Les zones du sud du pays, d’autre part, ont montré une baisse des taux de pertes des sols entre 2000 et 2014 ; dans certaines zones du sud, les taux de pertes des sols ont baissé à moins de 10 tonnes/ha/an à la fin de cette période.
L’étude identifie deux facteurs principaux derrière les taux élevés de perte des sols au Malawi : les sols fragiles sur les pentes raides et les précipitations érosives. Les activités humaines peuvent aussi exacerber ces facteurs. Les activités agricoles entreprises sur des sols fragiles ou des pentes raides jouent un grand rôle dans l’augmentation des taux de perte des sols. L’expansion des terres agricoles du Malawi au détriment de la couverture forestière naturelle a réduit la couverture végétale et exposé plus de sols aux précipitations érosives du pays. De plus, les politiques de gestion durable des terres n’ont pas été adéquatement mises en œuvre pour protéger la végétation et assurer l’utilisation durable des ressources naturelles non-renouvelables.
L’étude de la FAO se termine avec plusieurs recommandations concernant la gestion des sols, ainsi que les études et les politiques de gestion des sols.
En termes de politiques, l’étude suggère que le personnel du Département de Préservation des Ressources du Sol (LRCD) pourrait être mieux soutenu à travers des formations à l’utilisation des logiciels et des modèles permettant de suivre la perte des sols et l’utilisation des ressources environnementales à travers le pays. L’étude suggère également que le Département établisse un cadre de renforcement des capacités détaillé qui soutiendrait ce type de formations. Deuxièmement, l’étude recommande une évaluation de l’impact de la perte des sols sur la productivité agricole, afin d’identifier plus pleinement les options politiques efficaces permettant de gérer la perte des sols et les mauvaises pratiques de gestion des sols. Troisièmement, les décideurs politiques doivent assurer que les résultats de la recherche seront utilisés dans le développement : de stratégies, programmes et services d’extension pour une utilisation durable des terres et des pratiques de gestion ; de programmes de conservation des sols dans les zones à haut risque ; et de pratiques adéquates de conservation des ressources en eau et de gestion de la qualité.
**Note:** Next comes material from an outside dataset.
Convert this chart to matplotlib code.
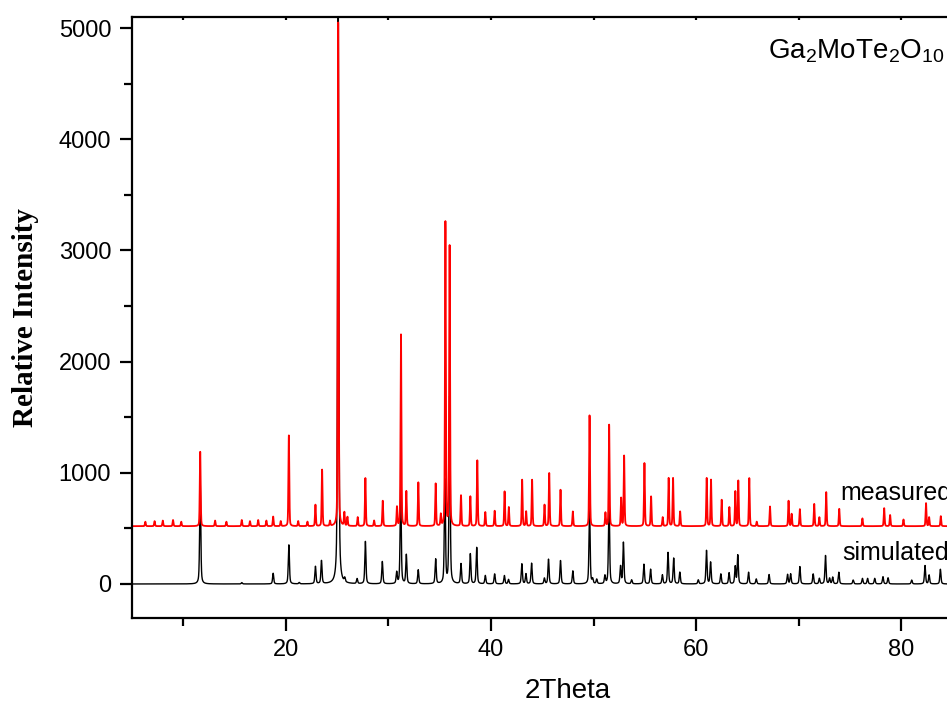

L’étude de la FAO a été axée principalement sur la perte des sols arables due aux précipitations et aux ruissellements ; des études futures pourraient être centrées sur d’autres types de perte tels que l’érosion des berges, pour déterminer leur impact sur les taux de perte des sols au Malawi. De plus, les chercheurs devraient se concentrer sur l’explication des taux déclinants de pertes des sols dans les régions du sud du pays et tirer des leçons potentielles pour l’utilisation dans d’autres domaines. Enfin, l’étude recommande la création d’un réseau de suivi pour assurer une mesure correcte et régulière des pertes en terre et en fertilité. Un tel réseau peut fournir aux décideurs politiques les preuves scientifiques dont ils ont besoin pour établir des programmes efficaces et durables.